[Content Note: Video may autoplay at link] Under the blunt headline "A Shockingly Lenient Sentence for Paul Manafort," former federal and state prosecutor Elie Honig writes at CNN:
Judge T.S. Ellis sentenced former Trump campaign chair Paul Manafort to 47 months in prison on Thursday. Simply put, Judge Ellis's sentence is an injustice. It fails to adequately punish Manafort for committing a series of deliberate crimes over many years, and it sends terrible messages to the public about our criminal justice system.Judge Ellis, in handing out this paltry sentence, made sure to announce that the sentence was not for crimes of collusion. (He also noted that Manafort has 'lived an otherwise blameless life' and 'has earned the admiration of a number of people.' Gross. Also: Incorrect.) And it's accurate that Manafort was being sentenced only on fraud charges in this case, but it's telling and troubling that the judge felt it was important to say.

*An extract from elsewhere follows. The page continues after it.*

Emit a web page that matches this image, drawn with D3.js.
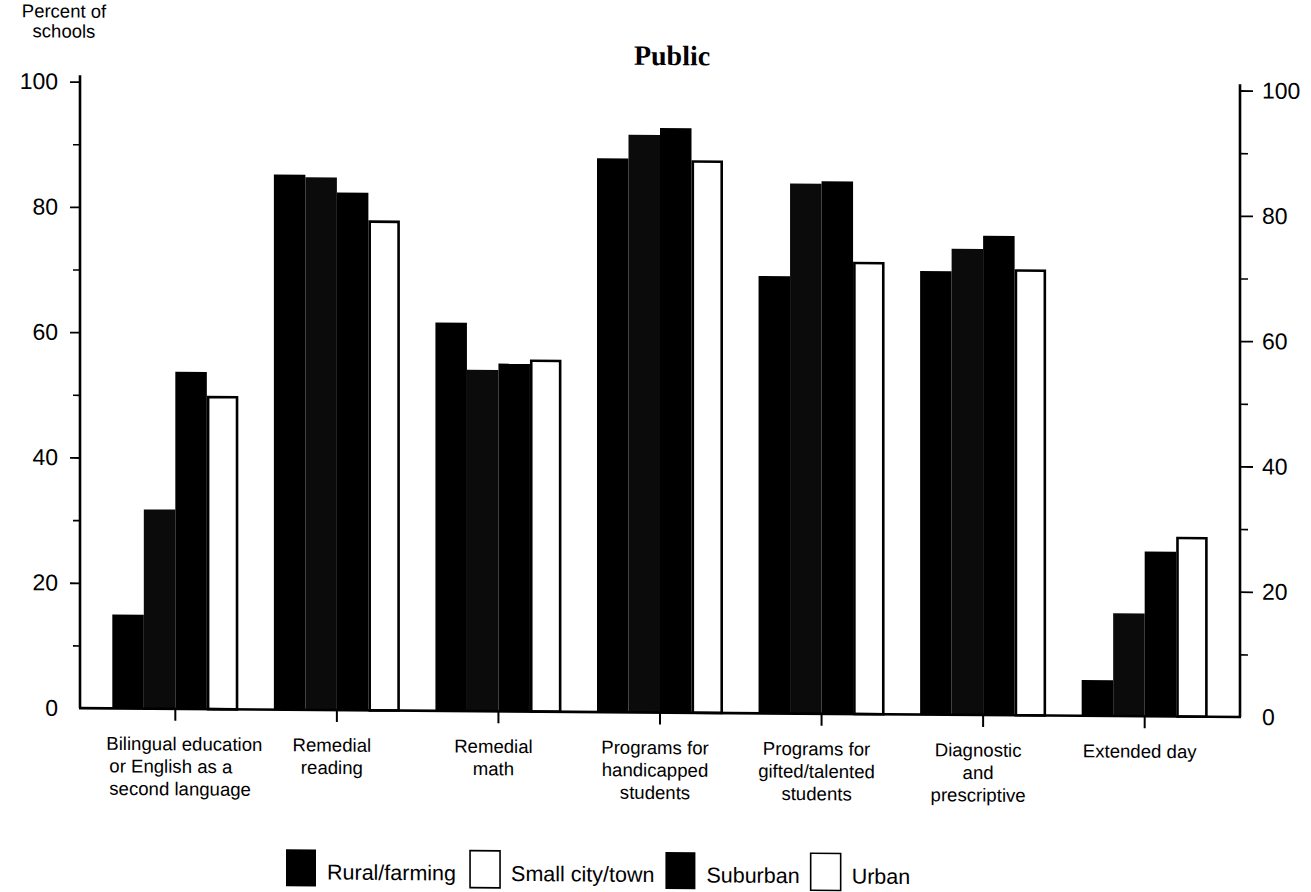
<!DOCTYPE html>
<html><head><meta charset="utf-8">
<script src="https://cdn.jsdelivr.net/npm/d3@7"></script>
<style>body{margin:0;background:#fff}svg{display:block}</style>
</head><body>
<svg id="chart" width="1311" height="892"></svg>
<script>
// ---- data ----
const categories = [
  ["Bilingual education","or English as a","second language"],
  ["Remedial","reading"],
  ["Remedial","math"],
  ["Programs for","handicapped","students"],
  ["Programs for","gifted/talented","students"],
  ["Diagnostic","and","prescriptive"],
  ["Extended day"]
];
const seriesNames = ["Rural/farming","Small city/town","Suburban","Urban"];
const rural     = [15.0, 85.4, 62.0, 88.4, 69.8, 70.8, 5.7];
const smallCity = [31.8, 85.0, 54.5, 92.2, 84.6, 74.4, 16.4];
const suburban  = [53.8, 82.6, 55.5, 93.3, 85.0, 76.5, 26.3];
const urban     = [49.8, 78.0, 56.0, 88.0, 72.0, 71.0, 28.5];
const yTicks = [0, 20, 40, 60, 80, 100];
const yMinorTicks = [10, 30, 50, 70, 90];
const titleText = "Public";
const yLabelLines = ["Percent of", "schools"];

// ---- styles ----
const seriesValues = [rural, smallCity, suburban, urban];
const fills = ["#000", "#0b0b0b", "#000", "#fff"];
const legendFills = ["#000", "#fff", "#000", "#fff"];
const sans = "'Liberation Sans', Arial, sans-serif";
const serif = "'Liberation Serif', 'Times New Roman', serif";

const svg = d3.select("#chart");
const root = svg.append("g").attr("transform", "skewY(0.44)");

const catKeys = categories.map(c => c.join(" "));
const x = d3.scaleBand().domain(catKeys).range([80, 1240]).paddingInner(0.22).paddingOuter(0.2);
const xs = d3.scaleBand().domain(seriesNames).range([0, x.bandwidth()]);
const y = d3.scaleLinear().domain([0, 100]).range([707.5, 81]);

// bars
seriesNames.forEach((s, i) => {
  root.append("g").selectAll("rect")
    .data(seriesValues[i].map((v, j) => ({cat: catKeys[j], v})))
    .join("rect")
    .attr("x", d => x(d.cat) + xs(s) + (i === 3 ? 1.3 : 0))
    .attr("y", d => y(d.v))
    .attr("width", xs.bandwidth() - (i === 3 ? 2.6 : 0))
    .attr("height", d => y(0) - y(d.v))
    .attr("fill", fills[i])
    .attr("stroke", i === 3 ? "#000" : "none")
    .attr("stroke-width", 2.6);
});

// left axis
const leftAxis = root.append("g").attr("transform", "translate(80,0)")
  .call(d3.axisLeft(y).tickValues(yTicks).tickSize(10).tickSizeOuter(0).tickPadding(12));
const leftMinor = root.append("g").attr("transform", "translate(80,0)")
  .call(d3.axisLeft(y).tickValues(yMinorTicks).tickSize(7).tickFormat(""));
leftMinor.select(".domain").remove();

// right axis
const rightAxis = root.append("g").attr("transform", "translate(1240,0)")
  .call(d3.axisRight(y).tickValues(yTicks).tickSize(13).tickSizeOuter(0).tickPadding(9));
const rightMinor = root.append("g").attr("transform", "translate(1240,0)")
  .call(d3.axisRight(y).tickValues(yMinorTicks).tickSize(8).tickFormat(""));
rightMinor.select(".domain").remove();

[leftAxis, rightAxis].forEach(a => {
  a.select(".domain").attr("stroke", "#000").attr("stroke-width", 2.6)
    .attr("d", `M0,${y(101)}V${y(0)}`);
  a.selectAll(".tick line").attr("stroke", "#000").attr("stroke-width", 1.8);
  a.selectAll(".tick text").attr("font-family", sans).attr("font-size", 23).attr("fill", "#000");
});
[leftMinor, rightMinor].forEach(a => a.selectAll(".tick line").attr("stroke", "#000").attr("stroke-width", 1.6));
leftAxis.selectAll(".tick").filter(d => d === 0).select("line").remove();
rightAxis.selectAll(".tick").filter(d => d === 0).select("line").remove();

// x axis baseline + category ticks
const xAxis = root.append("g").attr("transform", `translate(0,${y(0)})`)
  .call(d3.axisBottom(x).tickSize(12).tickFormat(""));
xAxis.select(".domain").remove();
xAxis.selectAll(".tick line").attr("stroke", "#000").attr("stroke-width", 2);
root.append("line")
  .attr("x1", 79).attr("x2", 1241).attr("y1", y(0)).attr("y2", y(0))
  .attr("stroke", "#000").attr("stroke-width", 2.6);

// category labels (first one is set flush-left under its group, the rest centred)
const catLabels = root.append("g").attr("font-family", sans).attr("font-size", 18.6).attr("fill", "#000");
categories.forEach((lines, j) => {
  const left = j === 0;
  const cx = left ? x(catKeys[j]) - 6 : x(catKeys[j]) + x.bandwidth() / 2 - 5;
  const t = catLabels.append("text")
    .attr("text-anchor", left ? "start" : "middle")
    .attr("x", cx).attr("y", 749);
  lines.forEach((ln, k) => t.append("tspan")
    .attr("x", cx + (left && k > 0 ? 3 : 0))
    .attr("dy", k === 0 ? 0 : 22.5).text(ln));
});

// title
root.append("text").attr("x", 672).attr("y", 60).attr("text-anchor", "middle")
  .attr("font-family", serif).attr("font-weight", "bold").attr("font-size", 28)
  .text(titleText);

// y label
const yl = root.append("text").attr("font-family", sans).attr("font-size", 18.5)
  .attr("text-anchor", "middle");
yLabelLines.forEach((ln, k) => yl.append("tspan").attr("x", 64).attr("y", 17 + k * 20).text(ln));

// legend
const legend = root.append("g").attr("font-family", sans).attr("font-size", 21.5);
let lx = 286;
seriesNames.forEach((s, i) => {
  legend.append("rect").attr("x", lx).attr("y", 847).attr("width", 30).attr("height", 37)
    .attr("fill", legendFills[i]).attr("stroke", "#000").attr("stroke-width", i === 0 || i === 2 ? 0 : 1.6);
  const t = legend.append("text").attr("x", lx + 41).attr("y", 877).text(s);
  lx += 41 + t.node().getComputedTextLength() + (i === 0 ? 14 : 11);
});
</script>
</body></html>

...Today's sentence sends a corrosive two-pronged message to the American public. First, Manafort openly flouted the criminal justice system at every step and still got an enormous break. Following his arrest, Manafort got caught trying to tamper with witnesses, which caused Judge Amy Berman Jackson in Washington, D.C., to revoke his bail and send him to jail to await trial. He went to trial in the Eastern District of Virginia, where he denied culpability but was found guilty by a jury on eight counts. He then pleaded guilty to even more crimes and purported to try to cooperate with Mueller, but instead told more lies to Mueller and the FBI. Even today at sentencing, the judge found that Manafort did not accept responsibility.
Second, as Mueller noted in his sentencing memo, Manafort committed crimes repeatedly, deliberately, and over many years, stealing millions of dollars from the U.S. government to support his absurdly lavish lifestyle (everybody remembers the ostrich coat). Yet Manafort received about the same sentence that I've countless times seen given to a typical low-level, nonviolent, first time drug offender in the federal system.
Manafort will face another sentencing next week. Honig explains: "He could end up with a maximum sentence of ten years in that proceeding, which Judge Berman Jackson might choose to run concurrent to (at the same time as) or consecutive to (on top of) the 47 months sentence in Virginia."
To be honest, I'm less interested in the time to which Manafort was sentenced (as I am, to put it mildly, not a fan of incarcerating people) than I am interested in the fine. Ellis also ordered Manafort to pay $24.8 million in restitution, which he will almost certainly never pay, which is why the fine should have been heftier.
Also because that, too, sends a message. And a fine that would have been pocket change for Manafort while he was at the top of his corruption game is frankly not a message that communicates what he did wasn't worth it.